**Material provided:**
--------------------------------

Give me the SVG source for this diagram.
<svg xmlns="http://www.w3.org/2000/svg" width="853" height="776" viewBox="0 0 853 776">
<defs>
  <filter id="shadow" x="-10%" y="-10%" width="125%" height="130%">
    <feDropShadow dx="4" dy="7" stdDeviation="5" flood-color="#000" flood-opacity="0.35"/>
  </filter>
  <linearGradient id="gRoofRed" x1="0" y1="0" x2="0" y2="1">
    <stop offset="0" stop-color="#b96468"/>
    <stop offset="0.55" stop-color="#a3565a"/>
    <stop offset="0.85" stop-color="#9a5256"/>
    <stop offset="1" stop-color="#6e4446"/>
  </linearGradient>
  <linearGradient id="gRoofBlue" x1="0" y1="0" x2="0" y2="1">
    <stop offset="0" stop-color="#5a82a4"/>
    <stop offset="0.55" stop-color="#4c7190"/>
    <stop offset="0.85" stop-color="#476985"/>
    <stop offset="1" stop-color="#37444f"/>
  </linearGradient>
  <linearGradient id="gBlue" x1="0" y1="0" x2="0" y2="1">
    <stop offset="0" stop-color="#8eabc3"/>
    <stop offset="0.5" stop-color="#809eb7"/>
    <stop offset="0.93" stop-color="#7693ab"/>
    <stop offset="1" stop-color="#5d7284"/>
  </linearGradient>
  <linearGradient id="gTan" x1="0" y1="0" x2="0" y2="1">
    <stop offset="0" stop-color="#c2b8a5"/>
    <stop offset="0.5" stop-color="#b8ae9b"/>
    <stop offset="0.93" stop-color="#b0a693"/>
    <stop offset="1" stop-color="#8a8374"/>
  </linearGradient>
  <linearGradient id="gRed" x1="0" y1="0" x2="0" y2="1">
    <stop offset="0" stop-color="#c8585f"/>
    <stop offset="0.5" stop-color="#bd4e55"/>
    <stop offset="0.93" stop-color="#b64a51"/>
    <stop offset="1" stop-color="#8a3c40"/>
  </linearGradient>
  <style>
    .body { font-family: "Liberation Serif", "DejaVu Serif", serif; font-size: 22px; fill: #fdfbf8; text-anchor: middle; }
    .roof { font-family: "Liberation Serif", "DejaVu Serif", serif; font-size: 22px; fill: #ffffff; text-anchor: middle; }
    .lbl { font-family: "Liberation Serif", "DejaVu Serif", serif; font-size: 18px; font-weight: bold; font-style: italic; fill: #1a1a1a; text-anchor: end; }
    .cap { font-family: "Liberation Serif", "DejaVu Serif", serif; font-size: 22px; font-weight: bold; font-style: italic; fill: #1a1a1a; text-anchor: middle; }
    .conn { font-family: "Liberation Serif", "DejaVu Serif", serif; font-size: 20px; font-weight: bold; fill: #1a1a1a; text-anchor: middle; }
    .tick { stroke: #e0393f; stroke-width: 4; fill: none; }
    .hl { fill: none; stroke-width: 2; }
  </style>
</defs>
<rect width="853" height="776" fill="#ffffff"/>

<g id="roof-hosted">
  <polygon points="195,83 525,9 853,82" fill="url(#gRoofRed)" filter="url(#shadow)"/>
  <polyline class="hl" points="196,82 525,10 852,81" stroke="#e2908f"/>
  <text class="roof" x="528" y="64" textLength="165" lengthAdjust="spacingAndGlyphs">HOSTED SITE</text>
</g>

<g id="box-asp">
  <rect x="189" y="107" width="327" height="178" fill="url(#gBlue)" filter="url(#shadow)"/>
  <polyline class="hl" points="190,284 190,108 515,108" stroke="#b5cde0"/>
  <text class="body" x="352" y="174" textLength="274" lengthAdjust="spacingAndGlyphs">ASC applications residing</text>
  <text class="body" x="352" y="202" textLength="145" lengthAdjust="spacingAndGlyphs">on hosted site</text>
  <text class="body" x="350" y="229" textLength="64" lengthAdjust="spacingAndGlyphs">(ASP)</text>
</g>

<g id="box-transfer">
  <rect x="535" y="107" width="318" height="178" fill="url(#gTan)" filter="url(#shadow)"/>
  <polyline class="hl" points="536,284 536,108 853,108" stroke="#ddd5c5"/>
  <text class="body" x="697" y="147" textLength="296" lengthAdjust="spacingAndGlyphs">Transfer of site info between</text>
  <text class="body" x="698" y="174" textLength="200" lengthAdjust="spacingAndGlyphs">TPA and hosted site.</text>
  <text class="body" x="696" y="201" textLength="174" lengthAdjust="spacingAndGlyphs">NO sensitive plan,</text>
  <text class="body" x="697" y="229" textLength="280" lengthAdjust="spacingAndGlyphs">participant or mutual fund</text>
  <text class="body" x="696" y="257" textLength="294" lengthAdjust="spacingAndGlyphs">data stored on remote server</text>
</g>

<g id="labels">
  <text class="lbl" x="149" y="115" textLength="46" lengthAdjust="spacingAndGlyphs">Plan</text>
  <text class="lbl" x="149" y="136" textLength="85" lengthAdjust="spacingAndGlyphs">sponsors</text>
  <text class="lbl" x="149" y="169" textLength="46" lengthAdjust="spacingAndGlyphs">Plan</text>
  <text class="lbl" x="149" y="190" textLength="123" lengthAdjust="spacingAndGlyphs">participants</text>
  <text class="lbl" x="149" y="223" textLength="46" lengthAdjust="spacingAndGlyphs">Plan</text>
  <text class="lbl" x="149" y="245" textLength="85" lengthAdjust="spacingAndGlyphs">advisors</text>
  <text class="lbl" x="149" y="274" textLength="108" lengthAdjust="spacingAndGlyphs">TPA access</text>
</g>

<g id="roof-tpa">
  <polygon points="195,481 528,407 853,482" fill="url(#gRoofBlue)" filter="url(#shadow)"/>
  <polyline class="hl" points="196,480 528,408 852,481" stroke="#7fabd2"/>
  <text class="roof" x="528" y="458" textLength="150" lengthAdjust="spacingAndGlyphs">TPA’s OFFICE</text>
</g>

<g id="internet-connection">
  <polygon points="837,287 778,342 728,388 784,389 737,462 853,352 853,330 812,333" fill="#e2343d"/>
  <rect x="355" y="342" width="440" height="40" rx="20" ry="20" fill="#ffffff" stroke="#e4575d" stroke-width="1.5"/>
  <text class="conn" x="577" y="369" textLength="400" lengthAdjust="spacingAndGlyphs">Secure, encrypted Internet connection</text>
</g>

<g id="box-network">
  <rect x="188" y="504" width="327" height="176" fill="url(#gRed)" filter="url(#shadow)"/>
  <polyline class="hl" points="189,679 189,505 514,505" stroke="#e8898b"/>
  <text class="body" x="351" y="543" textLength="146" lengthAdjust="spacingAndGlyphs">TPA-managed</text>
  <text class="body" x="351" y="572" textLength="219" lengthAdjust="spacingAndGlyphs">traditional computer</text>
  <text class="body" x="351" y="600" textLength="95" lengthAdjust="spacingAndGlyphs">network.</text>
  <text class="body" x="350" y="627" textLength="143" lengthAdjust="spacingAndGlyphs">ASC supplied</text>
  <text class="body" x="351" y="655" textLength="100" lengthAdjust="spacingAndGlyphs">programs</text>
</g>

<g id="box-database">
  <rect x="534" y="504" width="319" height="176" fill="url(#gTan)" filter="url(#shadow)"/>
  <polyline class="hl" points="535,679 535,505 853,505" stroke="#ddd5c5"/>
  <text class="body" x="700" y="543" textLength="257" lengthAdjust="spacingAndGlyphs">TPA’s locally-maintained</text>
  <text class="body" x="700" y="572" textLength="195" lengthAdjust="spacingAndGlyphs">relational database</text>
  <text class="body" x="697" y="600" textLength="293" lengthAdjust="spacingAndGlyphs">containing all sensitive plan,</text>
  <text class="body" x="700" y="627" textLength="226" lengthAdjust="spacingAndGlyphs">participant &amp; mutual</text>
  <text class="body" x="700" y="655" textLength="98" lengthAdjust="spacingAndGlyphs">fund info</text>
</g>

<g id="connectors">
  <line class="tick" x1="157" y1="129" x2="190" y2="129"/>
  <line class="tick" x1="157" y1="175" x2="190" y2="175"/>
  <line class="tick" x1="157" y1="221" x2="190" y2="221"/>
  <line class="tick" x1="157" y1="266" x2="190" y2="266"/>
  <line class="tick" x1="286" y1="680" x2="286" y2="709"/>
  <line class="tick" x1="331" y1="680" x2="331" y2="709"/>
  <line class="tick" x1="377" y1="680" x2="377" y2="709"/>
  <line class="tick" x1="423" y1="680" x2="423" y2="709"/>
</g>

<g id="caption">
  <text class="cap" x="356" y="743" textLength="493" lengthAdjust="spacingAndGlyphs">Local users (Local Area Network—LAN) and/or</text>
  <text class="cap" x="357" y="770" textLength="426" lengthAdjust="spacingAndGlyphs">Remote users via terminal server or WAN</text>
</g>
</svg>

--------------------------------

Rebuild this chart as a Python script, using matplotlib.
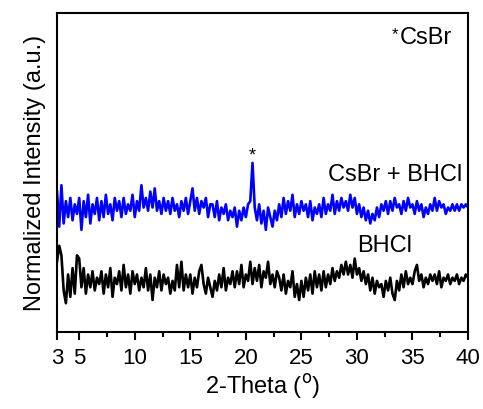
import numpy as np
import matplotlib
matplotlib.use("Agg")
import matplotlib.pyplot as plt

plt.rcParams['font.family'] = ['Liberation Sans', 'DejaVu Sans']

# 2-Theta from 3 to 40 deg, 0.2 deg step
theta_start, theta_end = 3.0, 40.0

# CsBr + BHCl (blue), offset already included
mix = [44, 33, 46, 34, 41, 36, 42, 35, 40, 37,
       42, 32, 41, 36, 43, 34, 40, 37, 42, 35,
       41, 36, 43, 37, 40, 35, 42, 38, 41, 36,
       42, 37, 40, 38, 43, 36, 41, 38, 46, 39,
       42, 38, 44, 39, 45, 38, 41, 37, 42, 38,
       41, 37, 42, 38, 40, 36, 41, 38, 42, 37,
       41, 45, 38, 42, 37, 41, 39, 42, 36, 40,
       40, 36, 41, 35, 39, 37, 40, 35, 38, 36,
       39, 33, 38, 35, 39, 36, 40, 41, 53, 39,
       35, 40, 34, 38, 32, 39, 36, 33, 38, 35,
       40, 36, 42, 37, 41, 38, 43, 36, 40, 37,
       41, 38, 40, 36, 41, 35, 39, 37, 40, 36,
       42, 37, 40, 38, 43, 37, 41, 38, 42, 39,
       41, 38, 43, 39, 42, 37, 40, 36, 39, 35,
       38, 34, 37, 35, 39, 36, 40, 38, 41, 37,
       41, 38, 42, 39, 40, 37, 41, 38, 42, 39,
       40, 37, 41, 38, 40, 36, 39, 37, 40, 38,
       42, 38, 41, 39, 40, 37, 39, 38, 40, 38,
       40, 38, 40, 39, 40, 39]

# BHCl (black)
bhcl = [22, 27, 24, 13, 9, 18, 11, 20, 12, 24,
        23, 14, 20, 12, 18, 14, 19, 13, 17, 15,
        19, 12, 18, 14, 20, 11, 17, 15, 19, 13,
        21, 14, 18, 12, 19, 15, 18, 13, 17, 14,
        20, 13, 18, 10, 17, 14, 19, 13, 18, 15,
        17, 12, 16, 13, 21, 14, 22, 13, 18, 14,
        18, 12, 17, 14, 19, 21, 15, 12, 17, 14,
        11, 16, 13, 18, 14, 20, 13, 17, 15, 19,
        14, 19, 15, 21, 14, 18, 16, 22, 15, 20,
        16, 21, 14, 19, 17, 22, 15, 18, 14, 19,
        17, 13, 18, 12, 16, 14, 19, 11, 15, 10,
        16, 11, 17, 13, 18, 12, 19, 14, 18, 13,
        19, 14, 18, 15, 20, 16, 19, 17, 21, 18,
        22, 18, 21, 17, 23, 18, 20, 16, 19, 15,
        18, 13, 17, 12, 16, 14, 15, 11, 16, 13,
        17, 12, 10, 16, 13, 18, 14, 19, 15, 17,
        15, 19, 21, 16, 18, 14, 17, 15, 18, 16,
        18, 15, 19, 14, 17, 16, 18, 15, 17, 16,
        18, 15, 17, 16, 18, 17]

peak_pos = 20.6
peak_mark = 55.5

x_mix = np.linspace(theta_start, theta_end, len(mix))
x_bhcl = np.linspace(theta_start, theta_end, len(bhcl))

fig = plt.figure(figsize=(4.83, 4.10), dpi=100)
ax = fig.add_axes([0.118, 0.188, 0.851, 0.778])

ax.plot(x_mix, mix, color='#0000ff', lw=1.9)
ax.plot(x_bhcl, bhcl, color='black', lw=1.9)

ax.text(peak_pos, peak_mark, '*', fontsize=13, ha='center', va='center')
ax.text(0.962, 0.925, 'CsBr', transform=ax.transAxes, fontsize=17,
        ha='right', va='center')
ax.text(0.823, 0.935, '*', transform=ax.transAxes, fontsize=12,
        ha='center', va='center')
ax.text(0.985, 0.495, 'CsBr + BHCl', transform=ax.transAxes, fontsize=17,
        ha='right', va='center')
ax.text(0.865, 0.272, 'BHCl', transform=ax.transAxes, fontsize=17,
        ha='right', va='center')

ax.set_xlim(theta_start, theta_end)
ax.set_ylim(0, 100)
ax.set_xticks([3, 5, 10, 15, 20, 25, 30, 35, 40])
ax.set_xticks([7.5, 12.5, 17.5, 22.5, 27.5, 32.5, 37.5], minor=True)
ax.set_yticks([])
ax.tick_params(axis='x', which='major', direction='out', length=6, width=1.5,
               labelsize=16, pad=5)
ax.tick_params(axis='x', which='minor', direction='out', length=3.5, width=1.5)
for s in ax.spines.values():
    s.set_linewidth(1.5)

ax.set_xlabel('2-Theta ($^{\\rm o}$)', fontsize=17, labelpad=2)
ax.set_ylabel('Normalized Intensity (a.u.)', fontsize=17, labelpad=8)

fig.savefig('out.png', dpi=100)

--------------------------------

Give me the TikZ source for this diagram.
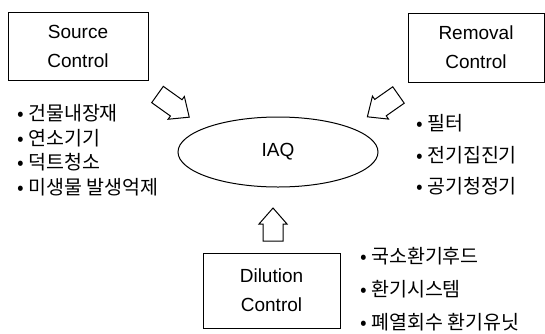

--------------------------------

**Exercise brief:** Tally the lines of the material above that contain the word "source" and report the total alone.

**Task result:** 2